**Set task**
Reproduce the listing below exactly. Pictures do not belong in the copy.

**Data lines**
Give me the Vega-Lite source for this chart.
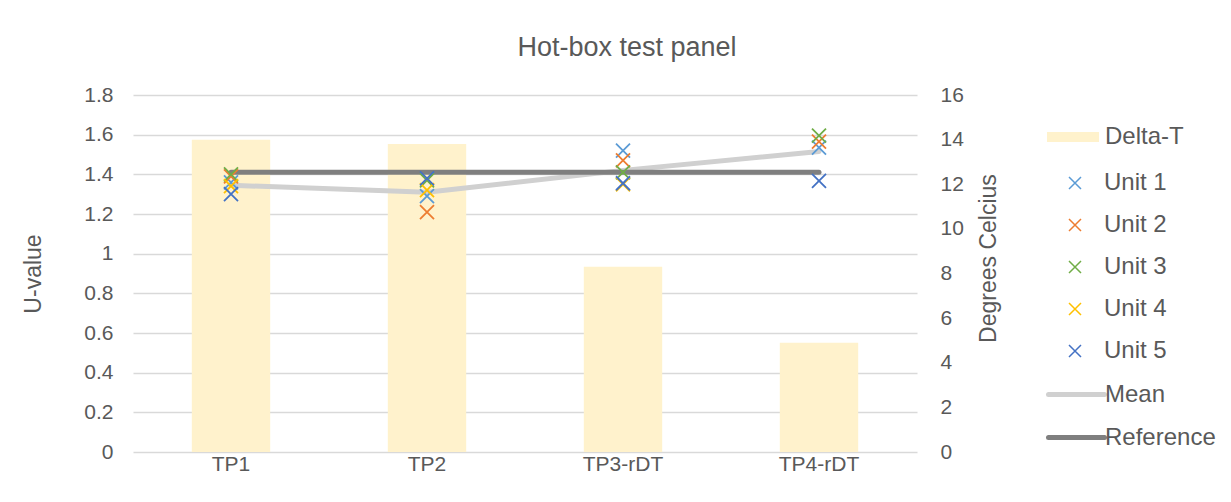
{
  "$schema": "https://vega.github.io/schema/vega-lite/v6.json",
  "width": 784,
  "height": 357,
  "autosize": {"type": "none"},
  "padding": {"left": 133, "top": 95, "right": 314, "bottom": 50},
  "background": "white",
  "title": {
    "text": "Hot-box test panel",
    "font": "Liberation Sans",
    "fontSize": 27,
    "fontWeight": "normal",
    "color": "#595959",
    "anchor": "middle",
    "frame": "bounds",
    "baseline": "alphabetic",
    "offset": 1,
    "dx": 8
  },
  "datasets": {
    "delta": [
      {"panel": "TP1", "series": "Delta-T", "deltaT": 14.0},
      {"panel": "TP2", "series": "Delta-T", "deltaT": 13.8},
      {"panel": "TP3-rDT", "series": "Delta-T", "deltaT": 8.3},
      {"panel": "TP4-rDT", "series": "Delta-T", "deltaT": 4.9}
    ],
    "lines": [
      {"panel": "TP1", "series": "Mean", "u": 1.345},
      {"panel": "TP2", "series": "Mean", "u": 1.31},
      {"panel": "TP3-rDT", "series": "Mean", "u": 1.42},
      {"panel": "TP4-rDT", "series": "Mean", "u": 1.515},
      {"panel": "TP1", "series": "Reference", "u": 1.41},
      {"panel": "TP2", "series": "Reference", "u": 1.41},
      {"panel": "TP3-rDT", "series": "Reference", "u": 1.41},
      {"panel": "TP4-rDT", "series": "Reference", "u": 1.41}
    ],
    "units": [
      {"panel": "TP1", "unit": "Unit 1", "u": 1.36},
      {"panel": "TP1", "unit": "Unit 2", "u": 1.39},
      {"panel": "TP1", "unit": "Unit 3", "u": 1.40},
      {"panel": "TP1", "unit": "Unit 4", "u": 1.34},
      {"panel": "TP1", "unit": "Unit 5", "u": 1.30},
      {"panel": "TP2", "unit": "Unit 1", "u": 1.29},
      {"panel": "TP2", "unit": "Unit 2", "u": 1.21},
      {"panel": "TP2", "unit": "Unit 3", "u": 1.37},
      {"panel": "TP2", "unit": "Unit 4", "u": 1.32},
      {"panel": "TP2", "unit": "Unit 5", "u": 1.38},
      {"panel": "TP3-rDT", "unit": "Unit 1", "u": 1.52},
      {"panel": "TP3-rDT", "unit": "Unit 2", "u": 1.47},
      {"panel": "TP3-rDT", "unit": "Unit 3", "u": 1.41},
      {"panel": "TP3-rDT", "unit": "Unit 4", "u": 1.35},
      {"panel": "TP3-rDT", "unit": "Unit 5", "u": 1.355},
      {"panel": "TP4-rDT", "unit": "Unit 1", "u": 1.535},
      {"panel": "TP4-rDT", "unit": "Unit 2", "u": 1.565},
      {"panel": "TP4-rDT", "unit": "Unit 3", "u": 1.595},
      {"panel": "TP4-rDT", "unit": "Unit 5", "u": 1.367}
    ]
  },
  "encoding": {
    "x": {
      "field": "panel",
      "type": "nominal",
      "sort": null,
      "scale": {"paddingInner": 0.6, "paddingOuter": 0.3},
      "axis": {"title": null, "labelAngle": 0, "labelPadding": 1, "grid": false}
    }
  },
  "layer": [
    {
      "data": {"name": "delta"},
      "mark": {"type": "bar"},
      "encoding": {
        "y": {
          "field": "deltaT",
          "type": "quantitative",
          "scale": {"domain": [0, 16], "nice": false},
          "axis": {
            "orient": "right",
            "title": "Degrees Celcius",
            "values": [0, 2, 4, 6, 8, 10, 12, 14, 16],
            "grid": false,
            "labelOverlap": false,
            "labelBound": false,
            "labelPadding": 23,
            "titleAngle": 270,
            "titleBaseline": "middle",
            "titleX": 71,
            "titleY": 163
          }
        },
        "fill": {
          "field": "series",
          "type": "nominal",
          "scale": {"domain": ["Delta-T"], "range": ["#FFF2CC"]},
          "legend": {
            "orient": "none",
            "legendX": 914,
            "legendY": 16,
            "title": null,
            "symbolType": "M-1,-0.19H1V0.19H-1Z",
            "symbolSize": 2704,
            "symbolStrokeWidth": 0,
            "labelOffset": 6
          }
        }
      }
    },
    {
      "encoding": {
        "y": {
          "field": "u",
          "type": "quantitative",
          "scale": {"domain": [0, 1.8], "nice": false, "zero": true},
          "axis": {
            "orient": "left",
            "title": "U-value",
            "values": [0, 0.2, 0.4, 0.6, 0.8, 1, 1.2, 1.4, 1.6, 1.8],
            "tickCount": 10,
            "format": "~g",
            "grid": true,
            "labelOverlap": false,
            "labelBound": false,
            "labelPadding": 20,
            "titleBaseline": "middle",
            "titleX": -100,
            "titleY": 178.5
          }
        }
      },
      "layer": [
        {
          "data": {"name": "lines"},
          "mark": {"type": "line", "strokeWidth": 5, "strokeCap": "round", "strokeJoin": "round"},
          "encoding": {
            "stroke": {
              "field": "series",
              "type": "nominal",
              "scale": {"domain": ["Mean", "Reference"], "range": ["#D0D0D0", "#7F7F7F"]},
              "legend": {
                "orient": "none",
                "legendX": 913,
                "legendY": 269,
                "title": null,
                "symbolType": "stroke",
                "symbolSize": 3136,
                "symbolStrokeWidth": 5,
                "labelOffset": -2,
                "rowPadding": 0,
                "encode": {"symbols": {"update": {"strokeCap": {"value": "round"}}}}
              }
            }
          }
        },
        {
          "data": {"name": "units"},
          "mark": {"type": "point", "shape": "M-1,-1L1,1M-1,1L1,-1", "filled": false, "strokeWidth": 1.8, "size": 196, "opacity": 1},
          "encoding": {
            "color": {
              "field": "unit",
              "type": "nominal",
              "scale": {
                "domain": ["Unit 1", "Unit 2", "Unit 3", "Unit 4", "Unit 5"],
                "range": ["#5B9BD5", "#ED7D31", "#70AD47", "#FFC000", "#4472C4"]
              },
              "legend": {
                "orient": "none",
                "legendX": 930,
                "legendY": 76,
                "title": null,
                "symbolType": "M-1,-1L1,1M-1,1L1,-1",
                "symbolSize": 144,
                "symbolStrokeWidth": 1.5,
                "labelOffset": 17,
                "rowPadding": 18
              }
            }
          }
        }
      ]
    }
  ],
  "resolve": {"scale": {"y": "independent"}},
  "config": {
    "view": {"stroke": null},
    "font": "Liberation Sans",
    "axis": {
      "domain": false,
      "ticks": false,
      "labelFont": "Liberation Sans",
      "labelFontSize": 21,
      "labelColor": "#595959",
      "titleFont": "Liberation Sans",
      "titleFontSize": 23,
      "titleFontWeight": "normal",
      "titleColor": "#595959",
      "gridColor": "#D9D9D9",
      "gridWidth": 1.3
    },
    "legend": {
      "labelFont": "Liberation Sans",
      "labelFontSize": 24,
      "labelColor": "#595959",
      "padding": 0,
      "symbolOpacity": 1
    }
  }
}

**Written solution**
Give me the Vega-Lite source for this chart.
{
  "$schema": "https://vega.github.io/schema/vega-lite/v6.json",
  "width": 784,
  "height": 357,
  "autosize": {"type": "none"},
  "padding": {"left": 133, "top": 95, "right": 314, "bottom": 50},
  "background": "white",
  "title": {
    "text": "Hot-box test panel",
    "font": "Liberation Sans",
    "fontSize": 27,
    "fontWeight": "normal",
    "color": "#595959",
    "anchor": "middle",
    "frame": "bounds",
    "baseline": "alphabetic",
    "offset": 1,
    "dx": 8
  },
  "datasets": {
    "delta": [
      {"panel": "TP1", "series": "Delta-T", "deltaT": 14.0},
      {"panel": "TP2", "series": "Delta-T", "deltaT": 13.8},
      {"panel": "TP3-rDT", "series": "Delta-T", "deltaT": 8.3},
      {"panel": "TP4-rDT", "series": "Delta-T", "deltaT": 4.9}
    ],
    "lines": [
      {"panel": "TP1", "series": "Mean", "u": 1.345},
      {"panel": "TP2", "series": "Mean", "u": 1.31},
      {"panel": "TP3-rDT", "series": "Mean", "u": 1.42},
      {"panel": "TP4-rDT", "series": "Mean", "u": 1.515},
      {"panel": "TP1", "series": "Reference", "u": 1.41},
      {"panel": "TP2", "series": "Reference", "u": 1.41},
      {"panel": "TP3-rDT", "series": "Reference", "u": 1.41},
      {"panel": "TP4-rDT", "series": "Reference", "u": 1.41}
    ],
    "units": [
      {"panel": "TP1", "unit": "Unit 1", "u": 1.36},
      {"panel": "TP1", "unit": "Unit 2", "u": 1.39},
      {"panel": "TP1", "unit": "Unit 3", "u": 1.40},
      {"panel": "TP1", "unit": "Unit 4", "u": 1.34},
      {"panel": "TP1", "unit": "Unit 5", "u": 1.30},
      {"panel": "TP2", "unit": "Unit 1", "u": 1.29},
      {"panel": "TP2", "unit": "Unit 2", "u": 1.21},
      {"panel": "TP2", "unit": "Unit 3", "u": 1.37},
      {"panel": "TP2", "unit": "Unit 4", "u": 1.32},
      {"panel": "TP2", "unit": "Unit 5", "u": 1.38},
      {"panel": "TP3-rDT", "unit": "Unit 1", "u": 1.52},
      {"panel": "TP3-rDT", "unit": "Unit 2", "u": 1.47},
      {"panel": "TP3-rDT", "unit": "Unit 3", "u": 1.41},
      {"panel": "TP3-rDT", "unit": "Unit 4", "u": 1.35},
      {"panel": "TP3-rDT", "unit": "Unit 5", "u": 1.355},
      {"panel": "TP4-rDT", "unit": "Unit 1", "u": 1.535},
      {"panel": "TP4-rDT", "unit": "Unit 2", "u": 1.565},
      {"panel": "TP4-rDT", "unit": "Unit 3", "u": 1.595},
      {"panel": "TP4-rDT", "unit": "Unit 5", "u": 1.367}
    ]
  },
  "encoding": {
    "x": {
      "field": "panel",
      "type": "nominal",
      "sort": null,
      "scale": {"paddingInner": 0.6, "paddingOuter": 0.3},
      "axis": {"title": null, "labelAngle": 0, "labelPadding": 1, "grid": false}
    }
  },
  "layer": [
    {
      "data": {"name": "delta"},
      "mark": {"type": "bar"},
      "encoding": {
        "y": {
          "field": "deltaT",
          "type": "quantitative",
          "scale": {"domain": [0, 16], "nice": false},
          "axis": {
            "orient": "right",
            "title": "Degrees Celcius",
            "values": [0, 2, 4, 6, 8, 10, 12, 14, 16],
            "grid": false,
            "labelOverlap": false,
            "labelBound": false,
            "labelPadding": 23,
            "titleAngle": 270,
            "titleBaseline": "middle",
            "titleX": 71,
            "titleY": 163
          }
        },
        "fill": {
          "field": "series",
          "type": "nominal",
          "scale": {"domain": ["Delta-T"], "range": ["#FFF2CC"]},
          "legend": {
            "orient": "none",
            "legendX": 914,
            "legendY": 16,
            "title": null,
            "symbolType": "M-1,-0.19H1V0.19H-1Z",
            "symbolSize": 2704,
            "symbolStrokeWidth": 0,
            "labelOffset": 6
          }
        }
      }
    },
    {
      "encoding": {
        "y": {
          "field": "u",
          "type": "quantitative",
          "scale": {"domain": [0, 1.8], "nice": false, "zero": true},
          "axis": {
            "orient": "left",
            "title": "U-value",
            "values": [0, 0.2, 0.4, 0.6, 0.8, 1, 1.2, 1.4, 1.6, 1.8],
            "tickCount": 10,
            "format": "~g",
            "grid": true,
            "labelOverlap": false,
            "labelBound": false,
            "labelPadding": 20,
            "titleBaseline": "middle",
            "titleX": -100,
            "titleY": 178.5
          }
        }
      },
      "layer": [
        {
          "data": {"name": "lines"},
          "mark": {"type": "line", "strokeWidth": 5, "strokeCap": "round", "strokeJoin": "round"},
          "encoding": {
            "stroke": {
              "field": "series",
              "type": "nominal",
              "scale": {"domain": ["Mean", "Reference"], "range": ["#D0D0D0", "#7F7F7F"]},
              "legend": {
                "orient": "none",
                "legendX": 913,
                "legendY": 269,
                "title": null,
                "symbolType": "stroke",
                "symbolSize": 3136,
                "symbolStrokeWidth": 5,
                "labelOffset": -2,
                "rowPadding": 0,
                "encode": {"symbols": {"update": {"strokeCap": {"value": "round"}}}}
              }
            }
          }
        },
        {
          "data": {"name": "units"},
          "mark": {"type": "point", "shape": "M-1,-1L1,1M-1,1L1,-1", "filled": false, "strokeWidth": 1.8, "size": 196, "opacity": 1},
          "encoding": {
            "color": {
              "field": "unit",
              "type": "nominal",
              "scale": {
                "domain": ["Unit 1", "Unit 2", "Unit 3", "Unit 4", "Unit 5"],
                "range": ["#5B9BD5", "#ED7D31", "#70AD47", "#FFC000", "#4472C4"]
              },
              "legend": {
                "orient": "none",
                "legendX": 930,
                "legendY": 76,
                "title": null,
                "symbolType": "M-1,-1L1,1M-1,1L1,-1",
                "symbolSize": 144,
                "symbolStrokeWidth": 1.5,
                "labelOffset": 17,
                "rowPadding": 18
              }
            }
          }
        }
      ]
    }
  ],
  "resolve": {"scale": {"y": "independent"}},
  "config": {
    "view": {"stroke": null},
    "font": "Liberation Sans",
    "axis": {
      "domain": false,
      "ticks": false,
      "labelFont": "Liberation Sans",
      "labelFontSize": 21,
      "labelColor": "#595959",
      "titleFont": "Liberation Sans",
      "titleFontSize": 23,
      "titleFontWeight": "normal",
      "titleColor": "#595959",
      "gridColor": "#D9D9D9",
      "gridWidth": 1.3
    },
    "legend": {
      "labelFont": "Liberation Sans",
      "labelFontSize": 24,
      "labelColor": "#595959",
      "padding": 0,
      "symbolOpacity": 1
    }
  }
}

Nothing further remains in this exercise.